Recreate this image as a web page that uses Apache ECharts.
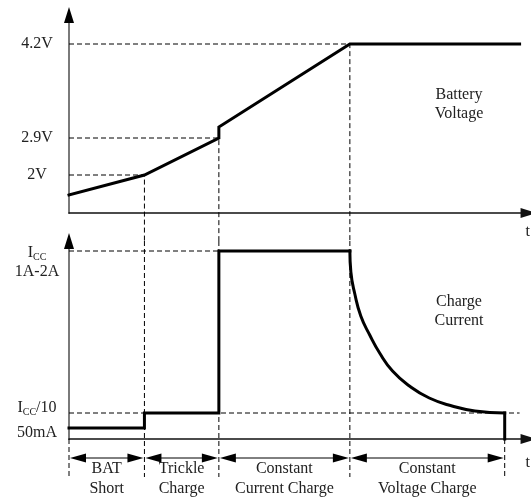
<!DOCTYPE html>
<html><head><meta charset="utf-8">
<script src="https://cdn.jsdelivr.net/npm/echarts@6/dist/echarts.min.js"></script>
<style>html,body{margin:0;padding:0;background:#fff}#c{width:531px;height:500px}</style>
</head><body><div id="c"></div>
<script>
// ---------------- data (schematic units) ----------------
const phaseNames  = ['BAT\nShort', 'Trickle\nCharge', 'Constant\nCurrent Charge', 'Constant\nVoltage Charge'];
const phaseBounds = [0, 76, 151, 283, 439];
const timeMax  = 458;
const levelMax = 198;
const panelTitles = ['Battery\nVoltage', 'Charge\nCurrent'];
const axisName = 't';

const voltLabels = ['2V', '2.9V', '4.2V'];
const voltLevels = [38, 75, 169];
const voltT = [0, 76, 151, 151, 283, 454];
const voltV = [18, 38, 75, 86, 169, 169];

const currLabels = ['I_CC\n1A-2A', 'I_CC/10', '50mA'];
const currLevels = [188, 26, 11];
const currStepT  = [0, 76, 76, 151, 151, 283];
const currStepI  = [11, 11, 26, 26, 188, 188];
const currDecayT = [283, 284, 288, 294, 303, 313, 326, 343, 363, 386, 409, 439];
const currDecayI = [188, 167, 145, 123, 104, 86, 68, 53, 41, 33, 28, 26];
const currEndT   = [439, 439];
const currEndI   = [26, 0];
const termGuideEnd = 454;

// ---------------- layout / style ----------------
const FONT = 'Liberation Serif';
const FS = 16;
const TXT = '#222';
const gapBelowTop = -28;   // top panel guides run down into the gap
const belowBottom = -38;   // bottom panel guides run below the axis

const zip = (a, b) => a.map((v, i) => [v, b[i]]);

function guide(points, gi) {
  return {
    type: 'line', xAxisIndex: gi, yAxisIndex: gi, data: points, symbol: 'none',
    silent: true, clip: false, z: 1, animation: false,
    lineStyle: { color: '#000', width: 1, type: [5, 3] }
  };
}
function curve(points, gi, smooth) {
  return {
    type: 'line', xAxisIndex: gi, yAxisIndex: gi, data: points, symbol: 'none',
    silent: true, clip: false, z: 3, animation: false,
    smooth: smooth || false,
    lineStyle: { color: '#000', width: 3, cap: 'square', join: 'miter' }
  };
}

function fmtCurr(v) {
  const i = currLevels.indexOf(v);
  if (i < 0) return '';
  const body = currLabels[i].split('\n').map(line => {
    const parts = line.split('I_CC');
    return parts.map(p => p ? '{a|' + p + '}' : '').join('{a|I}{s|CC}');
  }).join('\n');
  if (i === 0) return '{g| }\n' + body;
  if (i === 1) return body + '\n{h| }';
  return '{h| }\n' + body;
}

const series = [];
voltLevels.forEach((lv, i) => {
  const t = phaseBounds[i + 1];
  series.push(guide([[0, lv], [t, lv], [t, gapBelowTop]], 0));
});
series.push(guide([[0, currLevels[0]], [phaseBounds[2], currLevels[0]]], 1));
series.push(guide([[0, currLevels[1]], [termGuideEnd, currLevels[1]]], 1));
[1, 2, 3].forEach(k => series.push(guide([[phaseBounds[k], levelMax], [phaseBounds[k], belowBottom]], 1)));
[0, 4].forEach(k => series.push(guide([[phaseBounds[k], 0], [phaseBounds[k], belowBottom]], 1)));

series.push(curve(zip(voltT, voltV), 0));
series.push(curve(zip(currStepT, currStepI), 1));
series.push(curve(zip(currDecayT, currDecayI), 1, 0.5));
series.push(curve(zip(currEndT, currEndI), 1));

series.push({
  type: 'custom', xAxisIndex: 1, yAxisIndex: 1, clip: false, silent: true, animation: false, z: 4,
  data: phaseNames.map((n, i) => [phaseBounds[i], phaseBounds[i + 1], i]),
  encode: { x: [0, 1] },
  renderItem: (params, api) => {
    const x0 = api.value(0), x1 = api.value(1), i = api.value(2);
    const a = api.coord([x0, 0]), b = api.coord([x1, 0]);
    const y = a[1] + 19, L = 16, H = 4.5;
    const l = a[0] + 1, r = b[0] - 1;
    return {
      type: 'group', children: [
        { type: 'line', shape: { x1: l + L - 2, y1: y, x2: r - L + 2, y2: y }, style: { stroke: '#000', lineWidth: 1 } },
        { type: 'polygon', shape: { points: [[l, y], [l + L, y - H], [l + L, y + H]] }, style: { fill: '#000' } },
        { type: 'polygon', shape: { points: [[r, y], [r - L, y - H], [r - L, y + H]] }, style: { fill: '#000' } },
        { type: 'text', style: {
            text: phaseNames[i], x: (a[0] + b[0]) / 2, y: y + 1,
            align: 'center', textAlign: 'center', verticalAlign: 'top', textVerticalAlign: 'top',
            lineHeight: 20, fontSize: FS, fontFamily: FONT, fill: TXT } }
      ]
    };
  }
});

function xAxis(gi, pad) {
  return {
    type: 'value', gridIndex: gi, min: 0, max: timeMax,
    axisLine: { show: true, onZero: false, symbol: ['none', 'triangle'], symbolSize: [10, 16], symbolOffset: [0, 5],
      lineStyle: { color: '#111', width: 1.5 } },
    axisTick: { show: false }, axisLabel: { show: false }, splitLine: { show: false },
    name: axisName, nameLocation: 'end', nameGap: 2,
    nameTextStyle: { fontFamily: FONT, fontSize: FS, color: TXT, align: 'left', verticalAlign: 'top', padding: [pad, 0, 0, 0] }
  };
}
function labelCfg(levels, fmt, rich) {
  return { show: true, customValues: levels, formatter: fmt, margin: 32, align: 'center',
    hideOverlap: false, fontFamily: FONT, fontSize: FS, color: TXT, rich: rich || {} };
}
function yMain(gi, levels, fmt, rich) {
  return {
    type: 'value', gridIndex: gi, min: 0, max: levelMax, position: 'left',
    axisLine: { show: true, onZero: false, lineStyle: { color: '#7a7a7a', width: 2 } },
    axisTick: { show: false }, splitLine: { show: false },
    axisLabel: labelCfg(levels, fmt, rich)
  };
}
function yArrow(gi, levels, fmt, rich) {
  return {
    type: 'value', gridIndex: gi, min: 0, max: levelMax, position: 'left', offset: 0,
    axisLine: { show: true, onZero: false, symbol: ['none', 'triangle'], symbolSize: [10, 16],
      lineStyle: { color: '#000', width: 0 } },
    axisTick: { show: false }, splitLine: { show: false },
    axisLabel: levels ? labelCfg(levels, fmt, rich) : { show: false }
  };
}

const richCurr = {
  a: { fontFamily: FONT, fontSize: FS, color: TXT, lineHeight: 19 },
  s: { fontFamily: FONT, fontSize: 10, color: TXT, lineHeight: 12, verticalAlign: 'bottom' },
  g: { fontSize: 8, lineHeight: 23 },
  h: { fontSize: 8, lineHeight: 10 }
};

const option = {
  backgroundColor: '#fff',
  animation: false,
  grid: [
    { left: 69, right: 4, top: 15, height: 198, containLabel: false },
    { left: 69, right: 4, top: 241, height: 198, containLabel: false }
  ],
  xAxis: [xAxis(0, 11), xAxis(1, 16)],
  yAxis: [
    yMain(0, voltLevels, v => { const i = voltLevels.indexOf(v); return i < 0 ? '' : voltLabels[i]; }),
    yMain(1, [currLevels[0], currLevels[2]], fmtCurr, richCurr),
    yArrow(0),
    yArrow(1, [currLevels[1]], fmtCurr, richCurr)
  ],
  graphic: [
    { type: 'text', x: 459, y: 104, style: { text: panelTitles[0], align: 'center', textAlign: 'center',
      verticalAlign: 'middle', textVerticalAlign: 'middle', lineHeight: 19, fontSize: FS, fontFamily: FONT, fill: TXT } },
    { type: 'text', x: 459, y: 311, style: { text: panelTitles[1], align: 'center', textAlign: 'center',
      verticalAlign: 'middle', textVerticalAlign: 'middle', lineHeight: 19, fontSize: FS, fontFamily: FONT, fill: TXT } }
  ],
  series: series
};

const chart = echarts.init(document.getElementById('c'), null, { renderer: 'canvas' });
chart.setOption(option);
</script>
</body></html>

++++++++++++++++++++

▸ **Given task**: Give again, word for word, every line from the top of the data above to the line holding "const zip = (a, b)", inclusive, with the pictures left out.

▸ **Exercise answer**:
Recreate this image as a web page that uses Apache ECharts.
<!DOCTYPE html>
<html><head><meta charset="utf-8">
<script src="https://cdn.jsdelivr.net/npm/echarts@6/dist/echarts.min.js"></script>
<style>html,body{margin:0;padding:0;background:#fff}#c{width:531px;height:500px}</style>
</head><body><div id="c"></div>
<script>
// ---------------- data (schematic units) ----------------
const phaseNames  = ['BAT\nShort', 'Trickle\nCharge', 'Constant\nCurrent Charge', 'Constant\nVoltage Charge'];
const phaseBounds = [0, 76, 151, 283, 439];
const timeMax  = 458;
const levelMax = 198;
const panelTitles = ['Battery\nVoltage', 'Charge\nCurrent'];
const axisName = 't';

const voltLabels = ['2V', '2.9V', '4.2V'];
const voltLevels = [38, 75, 169];
const voltT = [0, 76, 151, 151, 283, 454];
const voltV = [18, 38, 75, 86, 169, 169];

const currLabels = ['I_CC\n1A-2A', 'I_CC/10', '50mA'];
const currLevels = [188, 26, 11];
const currStepT  = [0, 76, 76, 151, 151, 283];
const currStepI  = [11, 11, 26, 26, 188, 188];
const currDecayT = [283, 284, 288, 294, 303, 313, 326, 343, 363, 386, 409, 439];
const currDecayI = [188, 167, 145, 123, 104, 86, 68, 53, 41, 33, 28, 26];
const currEndT   = [439, 439];
const currEndI   = [26, 0];
const termGuideEnd = 454;

// ---------------- layout / style ----------------
const FONT = 'Liberation Serif';
const FS = 16;
const TXT = '#222';
const gapBelowTop = -28;   // top panel guides run down into the gap
const belowBottom = -38;   // bottom panel guides run below the axis

const zip = (a, b) => a.map((v, i) => [v, b[i]]);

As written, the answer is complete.